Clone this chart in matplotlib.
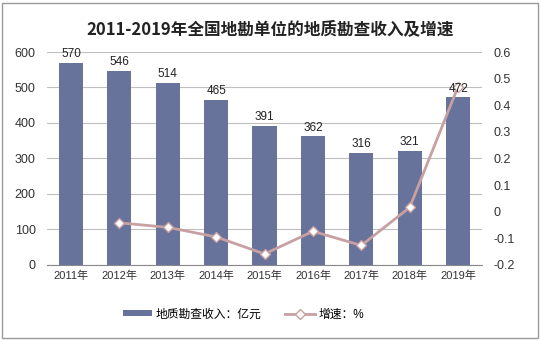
import numpy as np
import matplotlib.pyplot as plt
from matplotlib.lines import Line2D
from matplotlib.patches import Patch

plt.rcParams['font.family'] = ['Liberation Sans', 'Noto Sans CJK SC', 'DejaVu Sans']

years = ['2011年', '2012年', '2013年', '2014年', '2015年', '2016年', '2017年', '2018年', '2019年']
income = [570, 546, 514, 465, 391, 362, 316, 321, 472]
growth = [None, -0.042, -0.059, -0.095, -0.159, -0.074, -0.127, 0.016, 0.470]

bar_color = '#67739A'
line_color = '#C9A0A2'

fig = plt.figure(figsize=(5.41, 3.40), dpi=100)
ax = fig.add_axes([0.0865, 0.221, 0.805, 0.626])
x = np.arange(len(years))

ax.bar(x, income, width=0.5, color=bar_color, zorder=2)

ax.set_ylim(0, 600)
ax.set_yticks(range(0, 601, 100))
ax.set_xlim(-0.5, len(years) - 0.5)
ax.set_xticks(x)
ax.set_xticklabels(years)
ax.grid(axis='y', color='#BFBFBF', linewidth=0.8, zorder=0)
for s in ['top', 'left', 'right']:
    ax.spines[s].set_visible(False)
ax.spines['bottom'].set_color('#888888')
ax.tick_params(axis='y', length=0, labelsize=9, colors='#333333', pad=8)
ax.tick_params(axis='x', length=0, labelsize=8, colors='#333333', pad=4)

ax2 = ax.twinx()
gx = [xi for xi, g in zip(x, growth) if g is not None]
gy = [g for g in growth if g is not None]
ax2.plot(gx, gy, color=line_color, linewidth=2, marker='D', markersize=5,
         markerfacecolor='white', markeredgecolor=line_color, zorder=3)
ax2.set_ylim(-0.2, 0.6)
ticks2 = [0.6, 0.5, 0.4, 0.3, 0.2, 0.1, 0, -0.1, -0.2]
ax2.set_yticks(ticks2)
ax2.set_yticklabels(['0.6', '0.5', '0.4', '0.3', '0.2', '0.1', '0', '-0.1', '-0.2'])
for s in ['top', 'left', 'right', 'bottom']:
    ax2.spines[s].set_visible(False)
ax2.tick_params(axis='y', length=0, labelsize=9, colors='#333333', pad=8)

# bar value labels drawn above the growth line
for xi, v in zip(x, income):
    ax2.text(xi, v + 8, str(v), ha='center', va='bottom', fontsize=8.5, color='#222222',
             transform=ax.transData, zorder=5)

fig.text(0.5, 0.915, '2011-2019年全国地勘单位的地质勘查收入及增速', ha='center', va='center',
         fontsize=12, fontweight='bold', color='#222222', family=['Noto Sans CJK SC'])

handles = [Patch(facecolor=bar_color, edgecolor='none'),
           Line2D([0], [0], color=line_color, linewidth=2, marker='D', markersize=5,
                  markerfacecolor='white', markeredgecolor=line_color)]
fig.legend(handles, ['地质勘查收入：亿元', '增速：%'], loc='center', bbox_to_anchor=(0.45, 0.075),
           ncol=2, frameon=False, fontsize=8.5, handlelength=2.5, handleheight=0.4,
           columnspacing=2, handletextpad=0.3)

border = plt.Rectangle((0.004, 0.006), 0.99, 0.985, transform=fig.transFigure,
                       fill=False, edgecolor='#999999', linewidth=1)
fig.patches.append(border)

fig.savefig('out.png', dpi=100)
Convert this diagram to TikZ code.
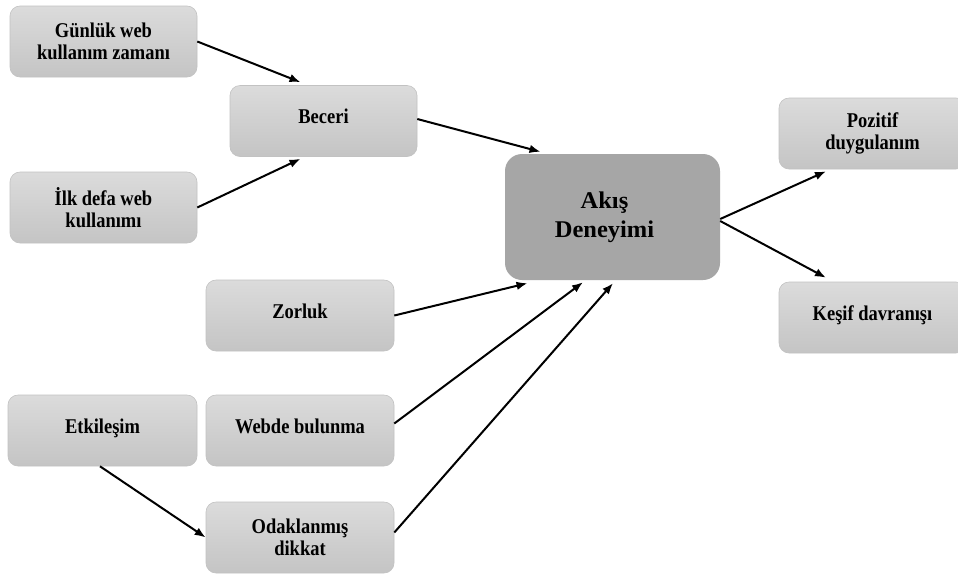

Exercise details → Using the material above, return every line exactly as it appears, minus the pictures.

Result of the exercise →
Clone this chart in matplotlib.
import numpy as np
import matplotlib.pyplot as plt
from matplotlib.lines import Line2D
from matplotlib.patches import Patch

plt.rcParams['font.family'] = ['Liberation Sans', 'Noto Sans CJK SC', 'DejaVu Sans']

years = ['2011年', '2012年', '2013年', '2014年', '2015年', '2016年', '2017年', '2018年', '2019年']
income = [570, 546, 514, 465, 391, 362, 316, 321, 472]
growth = [None, -0.042, -0.059, -0.095, -0.159, -0.074, -0.127, 0.016, 0.470]

bar_color = '#67739A'
line_color = '#C9A0A2'

fig = plt.figure(figsize=(5.41, 3.40), dpi=100)
ax = fig.add_axes([0.0865, 0.221, 0.805, 0.626])
x = np.arange(len(years))

ax.bar(x, income, width=0.5, color=bar_color, zorder=2)

ax.set_ylim(0, 600)
ax.set_yticks(range(0, 601, 100))
ax.set_xlim(-0.5, len(years) - 0.5)
ax.set_xticks(x)
ax.set_xticklabels(years)
ax.grid(axis='y', color='#BFBFBF', linewidth=0.8, zorder=0)
for s in ['top', 'left', 'right']:
    ax.spines[s].set_visible(False)
ax.spines['bottom'].set_color('#888888')
ax.tick_params(axis='y', length=0, labelsize=9, colors='#333333', pad=8)
ax.tick_params(axis='x', length=0, labelsize=8, colors='#333333', pad=4)

ax2 = ax.twinx()
gx = [xi for xi, g in zip(x, growth) if g is not None]
gy = [g for g in growth if g is not None]
ax2.plot(gx, gy, color=line_color, linewidth=2, marker='D', markersize=5,
         markerfacecolor='white', markeredgecolor=line_color, zorder=3)
ax2.set_ylim(-0.2, 0.6)
ticks2 = [0.6, 0.5, 0.4, 0.3, 0.2, 0.1, 0, -0.1, -0.2]
ax2.set_yticks(ticks2)
ax2.set_yticklabels(['0.6', '0.5', '0.4', '0.3', '0.2', '0.1', '0', '-0.1', '-0.2'])
for s in ['top', 'left', 'right', 'bottom']:
    ax2.spines[s].set_visible(False)
ax2.tick_params(axis='y', length=0, labelsize=9, colors='#333333', pad=8)

# bar value labels drawn above the growth line
for xi, v in zip(x, income):
    ax2.text(xi, v + 8, str(v), ha='center', va='bottom', fontsize=8.5, color='#222222',
             transform=ax.transData, zorder=5)

fig.text(0.5, 0.915, '2011-2019年全国地勘单位的地质勘查收入及增速', ha='center', va='center',
         fontsize=12, fontweight='bold', color='#222222', family=['Noto Sans CJK SC'])

handles = [Patch(facecolor=bar_color, edgecolor='none'),
           Line2D([0], [0], color=line_color, linewidth=2, marker='D', markersize=5,
                  markerfacecolor='white', markeredgecolor=line_color)]
fig.legend(handles, ['地质勘查收入：亿元', '增速：%'], loc='center', bbox_to_anchor=(0.45, 0.075),
           ncol=2, frameon=False, fontsize=8.5, handlelength=2.5, handleheight=0.4,
           columnspacing=2, handletextpad=0.3)

border = plt.Rectangle((0.004, 0.006), 0.99, 0.985, transform=fig.transFigure,
                       fill=False, edgecolor='#999999', linewidth=1)
fig.patches.append(border)

fig.savefig('out.png', dpi=100)
Convert this diagram to TikZ code.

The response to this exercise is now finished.